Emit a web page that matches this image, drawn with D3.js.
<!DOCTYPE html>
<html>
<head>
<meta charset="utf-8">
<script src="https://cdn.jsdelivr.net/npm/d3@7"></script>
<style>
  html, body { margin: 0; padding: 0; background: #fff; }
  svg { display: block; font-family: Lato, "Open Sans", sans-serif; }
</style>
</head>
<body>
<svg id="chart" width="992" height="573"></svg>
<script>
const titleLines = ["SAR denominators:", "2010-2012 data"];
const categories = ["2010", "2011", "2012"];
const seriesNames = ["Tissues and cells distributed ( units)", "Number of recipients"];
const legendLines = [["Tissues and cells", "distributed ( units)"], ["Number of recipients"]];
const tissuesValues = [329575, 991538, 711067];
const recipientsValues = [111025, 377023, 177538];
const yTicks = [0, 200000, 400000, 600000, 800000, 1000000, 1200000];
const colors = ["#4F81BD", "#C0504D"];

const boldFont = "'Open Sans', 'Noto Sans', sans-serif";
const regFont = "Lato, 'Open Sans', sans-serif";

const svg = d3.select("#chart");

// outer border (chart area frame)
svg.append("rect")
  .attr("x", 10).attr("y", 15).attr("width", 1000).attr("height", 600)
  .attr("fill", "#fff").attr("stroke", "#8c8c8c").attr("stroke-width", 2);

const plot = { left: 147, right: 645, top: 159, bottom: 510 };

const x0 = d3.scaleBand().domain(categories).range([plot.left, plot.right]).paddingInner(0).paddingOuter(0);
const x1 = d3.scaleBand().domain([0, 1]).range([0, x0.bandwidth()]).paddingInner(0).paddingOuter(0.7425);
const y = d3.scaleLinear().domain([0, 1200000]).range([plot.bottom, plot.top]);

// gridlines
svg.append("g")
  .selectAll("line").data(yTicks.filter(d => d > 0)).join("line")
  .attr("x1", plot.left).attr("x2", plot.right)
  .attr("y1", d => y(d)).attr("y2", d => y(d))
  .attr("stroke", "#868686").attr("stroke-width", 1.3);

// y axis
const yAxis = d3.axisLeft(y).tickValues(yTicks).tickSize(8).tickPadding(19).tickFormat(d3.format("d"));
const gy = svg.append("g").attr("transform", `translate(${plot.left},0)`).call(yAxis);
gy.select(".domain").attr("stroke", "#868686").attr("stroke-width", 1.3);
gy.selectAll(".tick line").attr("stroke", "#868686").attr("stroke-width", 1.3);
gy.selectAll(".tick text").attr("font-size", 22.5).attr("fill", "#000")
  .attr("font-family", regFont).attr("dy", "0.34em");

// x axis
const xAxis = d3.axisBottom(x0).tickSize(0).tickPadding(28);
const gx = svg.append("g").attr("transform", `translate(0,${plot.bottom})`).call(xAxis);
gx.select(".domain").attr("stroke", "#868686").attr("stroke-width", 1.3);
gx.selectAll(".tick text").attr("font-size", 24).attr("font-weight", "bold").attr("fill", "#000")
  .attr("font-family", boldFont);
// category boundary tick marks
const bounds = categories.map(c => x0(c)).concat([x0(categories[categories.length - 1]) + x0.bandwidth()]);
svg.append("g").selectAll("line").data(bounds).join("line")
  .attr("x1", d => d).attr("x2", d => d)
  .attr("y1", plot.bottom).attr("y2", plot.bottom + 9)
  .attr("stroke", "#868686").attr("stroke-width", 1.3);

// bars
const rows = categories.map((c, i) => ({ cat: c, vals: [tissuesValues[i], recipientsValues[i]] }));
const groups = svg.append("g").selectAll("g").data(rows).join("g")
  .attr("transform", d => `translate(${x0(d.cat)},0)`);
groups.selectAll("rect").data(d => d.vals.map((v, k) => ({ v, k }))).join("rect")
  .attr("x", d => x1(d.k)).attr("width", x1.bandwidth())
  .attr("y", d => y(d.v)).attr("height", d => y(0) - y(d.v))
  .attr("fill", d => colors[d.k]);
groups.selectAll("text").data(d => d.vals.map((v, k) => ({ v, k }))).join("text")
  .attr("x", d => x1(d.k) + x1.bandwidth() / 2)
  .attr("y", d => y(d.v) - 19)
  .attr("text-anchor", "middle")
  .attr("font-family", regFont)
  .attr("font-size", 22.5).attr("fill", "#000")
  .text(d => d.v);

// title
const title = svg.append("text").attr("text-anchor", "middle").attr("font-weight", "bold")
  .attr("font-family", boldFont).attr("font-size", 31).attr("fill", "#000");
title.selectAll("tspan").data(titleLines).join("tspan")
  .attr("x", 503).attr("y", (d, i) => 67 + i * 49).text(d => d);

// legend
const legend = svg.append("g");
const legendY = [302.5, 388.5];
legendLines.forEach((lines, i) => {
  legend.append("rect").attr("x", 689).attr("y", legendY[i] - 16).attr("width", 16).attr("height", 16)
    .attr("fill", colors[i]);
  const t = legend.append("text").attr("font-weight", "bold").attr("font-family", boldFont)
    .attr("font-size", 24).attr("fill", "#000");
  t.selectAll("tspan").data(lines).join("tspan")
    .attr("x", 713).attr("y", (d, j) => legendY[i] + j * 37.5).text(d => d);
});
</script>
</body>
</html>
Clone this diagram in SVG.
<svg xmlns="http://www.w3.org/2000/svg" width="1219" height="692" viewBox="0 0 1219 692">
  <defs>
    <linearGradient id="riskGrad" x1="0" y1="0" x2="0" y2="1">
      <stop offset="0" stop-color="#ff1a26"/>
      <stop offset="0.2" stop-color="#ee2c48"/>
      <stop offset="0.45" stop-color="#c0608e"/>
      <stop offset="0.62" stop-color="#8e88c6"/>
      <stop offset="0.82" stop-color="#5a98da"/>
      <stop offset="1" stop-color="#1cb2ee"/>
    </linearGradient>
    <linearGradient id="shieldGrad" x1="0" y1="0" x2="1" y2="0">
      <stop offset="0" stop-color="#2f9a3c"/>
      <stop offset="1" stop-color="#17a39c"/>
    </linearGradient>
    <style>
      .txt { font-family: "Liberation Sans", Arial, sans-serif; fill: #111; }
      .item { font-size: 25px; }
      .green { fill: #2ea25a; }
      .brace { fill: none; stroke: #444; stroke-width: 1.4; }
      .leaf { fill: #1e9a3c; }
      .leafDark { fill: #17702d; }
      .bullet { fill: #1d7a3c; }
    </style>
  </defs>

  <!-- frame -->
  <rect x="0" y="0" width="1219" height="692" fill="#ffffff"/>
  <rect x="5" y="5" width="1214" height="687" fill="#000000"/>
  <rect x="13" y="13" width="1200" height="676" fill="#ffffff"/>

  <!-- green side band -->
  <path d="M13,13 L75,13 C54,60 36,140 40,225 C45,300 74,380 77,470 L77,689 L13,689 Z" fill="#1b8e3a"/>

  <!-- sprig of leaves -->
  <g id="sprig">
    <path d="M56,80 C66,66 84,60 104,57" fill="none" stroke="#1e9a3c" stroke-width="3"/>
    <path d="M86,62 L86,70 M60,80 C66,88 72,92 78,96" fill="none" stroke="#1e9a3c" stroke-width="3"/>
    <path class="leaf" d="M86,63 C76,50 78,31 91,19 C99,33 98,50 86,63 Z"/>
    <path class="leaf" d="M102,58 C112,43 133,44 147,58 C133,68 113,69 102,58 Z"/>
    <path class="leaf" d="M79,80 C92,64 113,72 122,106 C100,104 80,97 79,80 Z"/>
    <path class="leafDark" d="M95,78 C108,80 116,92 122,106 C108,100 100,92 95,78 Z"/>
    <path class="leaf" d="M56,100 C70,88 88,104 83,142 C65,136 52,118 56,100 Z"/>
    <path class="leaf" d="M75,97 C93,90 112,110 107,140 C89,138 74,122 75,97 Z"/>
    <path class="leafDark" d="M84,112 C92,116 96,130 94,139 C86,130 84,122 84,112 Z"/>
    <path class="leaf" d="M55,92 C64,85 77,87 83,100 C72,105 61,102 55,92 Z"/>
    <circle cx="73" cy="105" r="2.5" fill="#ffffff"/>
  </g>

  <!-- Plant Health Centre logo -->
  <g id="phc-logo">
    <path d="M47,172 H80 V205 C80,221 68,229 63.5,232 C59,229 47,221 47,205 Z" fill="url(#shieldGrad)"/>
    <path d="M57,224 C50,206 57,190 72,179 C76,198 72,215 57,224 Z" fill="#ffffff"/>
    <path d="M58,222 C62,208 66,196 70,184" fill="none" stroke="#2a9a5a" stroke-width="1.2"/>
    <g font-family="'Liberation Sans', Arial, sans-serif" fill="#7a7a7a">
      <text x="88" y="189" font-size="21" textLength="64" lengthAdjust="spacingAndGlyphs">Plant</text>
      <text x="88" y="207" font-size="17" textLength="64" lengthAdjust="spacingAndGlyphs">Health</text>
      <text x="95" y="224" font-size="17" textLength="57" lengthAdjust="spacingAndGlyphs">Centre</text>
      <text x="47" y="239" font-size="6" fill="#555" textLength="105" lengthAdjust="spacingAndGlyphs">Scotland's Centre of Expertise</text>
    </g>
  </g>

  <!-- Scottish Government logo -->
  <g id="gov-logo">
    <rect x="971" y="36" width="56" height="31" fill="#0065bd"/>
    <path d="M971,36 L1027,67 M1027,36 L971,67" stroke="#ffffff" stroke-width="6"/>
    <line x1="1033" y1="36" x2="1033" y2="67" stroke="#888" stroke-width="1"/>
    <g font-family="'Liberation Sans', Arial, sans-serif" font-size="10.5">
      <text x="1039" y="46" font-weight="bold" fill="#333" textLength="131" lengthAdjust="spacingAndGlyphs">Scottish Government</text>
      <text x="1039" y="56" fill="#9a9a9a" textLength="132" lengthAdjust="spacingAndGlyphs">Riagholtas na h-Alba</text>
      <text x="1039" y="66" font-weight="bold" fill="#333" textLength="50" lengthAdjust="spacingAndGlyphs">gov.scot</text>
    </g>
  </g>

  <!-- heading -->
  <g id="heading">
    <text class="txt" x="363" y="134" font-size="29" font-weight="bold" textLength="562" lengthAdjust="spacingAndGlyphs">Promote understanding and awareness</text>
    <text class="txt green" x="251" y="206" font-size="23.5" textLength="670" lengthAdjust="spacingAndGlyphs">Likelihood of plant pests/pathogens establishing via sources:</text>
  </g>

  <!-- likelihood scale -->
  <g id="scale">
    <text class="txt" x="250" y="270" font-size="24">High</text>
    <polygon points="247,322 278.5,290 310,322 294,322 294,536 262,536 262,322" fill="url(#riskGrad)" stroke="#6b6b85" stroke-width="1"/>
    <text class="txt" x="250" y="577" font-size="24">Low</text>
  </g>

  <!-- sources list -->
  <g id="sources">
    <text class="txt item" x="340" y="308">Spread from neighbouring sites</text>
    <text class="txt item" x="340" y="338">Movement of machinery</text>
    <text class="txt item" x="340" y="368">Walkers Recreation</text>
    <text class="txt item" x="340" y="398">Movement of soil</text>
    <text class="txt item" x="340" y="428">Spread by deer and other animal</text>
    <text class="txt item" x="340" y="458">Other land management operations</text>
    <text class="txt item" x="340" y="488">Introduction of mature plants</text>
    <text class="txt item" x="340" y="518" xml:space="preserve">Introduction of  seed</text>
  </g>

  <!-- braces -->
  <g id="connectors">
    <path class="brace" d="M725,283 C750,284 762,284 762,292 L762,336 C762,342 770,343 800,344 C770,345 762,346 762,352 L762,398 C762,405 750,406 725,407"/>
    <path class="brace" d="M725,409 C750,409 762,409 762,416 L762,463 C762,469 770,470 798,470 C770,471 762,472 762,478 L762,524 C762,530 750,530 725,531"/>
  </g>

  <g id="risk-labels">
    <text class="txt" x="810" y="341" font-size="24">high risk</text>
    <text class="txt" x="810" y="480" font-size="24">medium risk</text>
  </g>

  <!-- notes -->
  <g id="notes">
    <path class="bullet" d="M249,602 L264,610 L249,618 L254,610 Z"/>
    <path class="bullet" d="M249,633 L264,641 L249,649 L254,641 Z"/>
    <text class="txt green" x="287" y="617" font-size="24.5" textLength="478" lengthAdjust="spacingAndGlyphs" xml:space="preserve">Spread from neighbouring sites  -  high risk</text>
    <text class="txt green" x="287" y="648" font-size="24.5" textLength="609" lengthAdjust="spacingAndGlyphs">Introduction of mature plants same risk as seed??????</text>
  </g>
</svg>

**WHAT YOU WILL DO**
Using the entries above, extract exactly the span from the line with "Clone this diagram in SVG." to the line with "L75,13 C54,60 36,140", both lines included; leave out everything else.

**SOLUTION TO THIS EXERCISE**
Clone this diagram in SVG.
<svg xmlns="http://www.w3.org/2000/svg" width="1219" height="692" viewBox="0 0 1219 692">
  <defs>
    <linearGradient id="riskGrad" x1="0" y1="0" x2="0" y2="1">
      <stop offset="0" stop-color="#ff1a26"/>
      <stop offset="0.2" stop-color="#ee2c48"/>
      <stop offset="0.45" stop-color="#c0608e"/>
      <stop offset="0.62" stop-color="#8e88c6"/>
      <stop offset="0.82" stop-color="#5a98da"/>
      <stop offset="1" stop-color="#1cb2ee"/>
    </linearGradient>
    <linearGradient id="shieldGrad" x1="0" y1="0" x2="1" y2="0">
      <stop offset="0" stop-color="#2f9a3c"/>
      <stop offset="1" stop-color="#17a39c"/>
    </linearGradient>
    <style>
      .txt { font-family: "Liberation Sans", Arial, sans-serif; fill: #111; }
      .item { font-size: 25px; }
      .green { fill: #2ea25a; }
      .brace { fill: none; stroke: #444; stroke-width: 1.4; }
      .leaf { fill: #1e9a3c; }
      .leafDark { fill: #17702d; }
      .bullet { fill: #1d7a3c; }
    </style>
  </defs>

  <!-- frame -->
  <rect x="0" y="0" width="1219" height="692" fill="#ffffff"/>
  <rect x="5" y="5" width="1214" height="687" fill="#000000"/>
  <rect x="13" y="13" width="1200" height="676" fill="#ffffff"/>

  <!-- green side band -->
  <path d="M13,13 L75,13 C54,60 36,140 40,225 C45,300 74,380 77,470 L77,689 L13,689 Z" fill="#1b8e3a"/>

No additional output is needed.